Mogens Koch studied at the Royal Danish Academy of Fine Arts in Copenhagen, from where he graduated in 1925. Until 1932 Koch then worked for Carl Petersen, Ivar Berntsen and Kaare Klint while also designing a buildable shelf system Byggereolen that today is seen as revolutionary for it's time and that has come to influence many danish furniture designers.
In 1932 Koch won a competition to design light furniture for churches, where his entry was a camp chair called MK 16 made of beech wood and canvas. Due to its design, the chair is often referred to as the director’s chair and wasn’t put into production until 1959 and then by Swedish Källemo and later by Danish Rud Rasmussen. In the 1930’s Koch also designed a stool in the same style and use of materials, called Interna by Carl Hansen & Søn.
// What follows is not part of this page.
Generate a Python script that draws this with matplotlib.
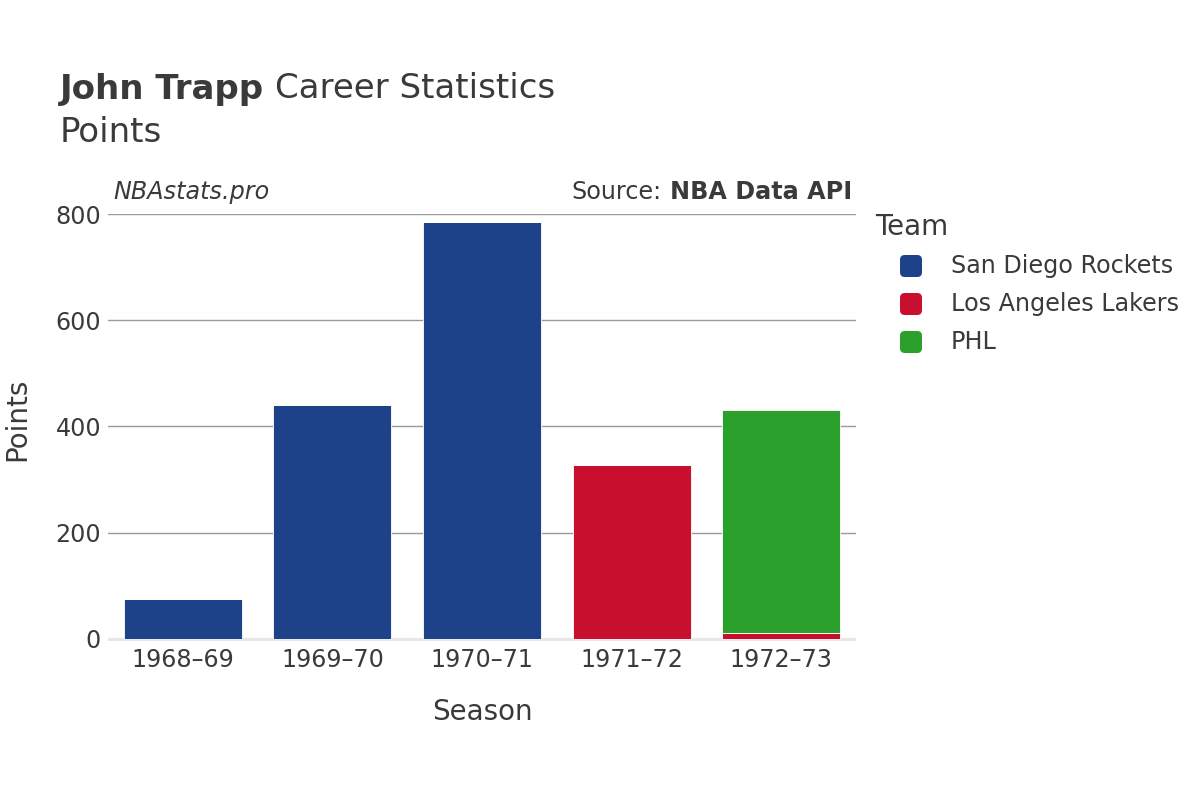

As an architect, Koch is most known for the extension of the Royal Veterinary and Agricultural University in Fredriksberg, together with Steen Eiler Rasmussun that was carried out between 1945 to -68. Koch also worked as an architect on church restorations such as the Roskilde Cathedral (1950-71) and on the Danish Church in London. For the churches Koch also designed organs and carpets, the latter together with his wife the textile designer Ea Koch (b. Edel Varming) that he had married in 1927.
From 1950 until 1968, Koch worked as a professor in architecture at the Royal Danish Academy of Fine Arts. In 1938 he received the Eckersbergs Medal and in 1963 the C.F.Hansen Medal. In 1990 Koch was awarded both the Danish Design Center’s Classic Award and the Denmark’s National Bank Anniversary Award.
Mogens Koch passed away in 1992, at the age of 94. He is represented at a.o. the Danish Modern Museum in Copenhagen, the Museum of Furniture Studies in Stockholm and at the Röhsska Museum of Craft and Design in Gothenburg.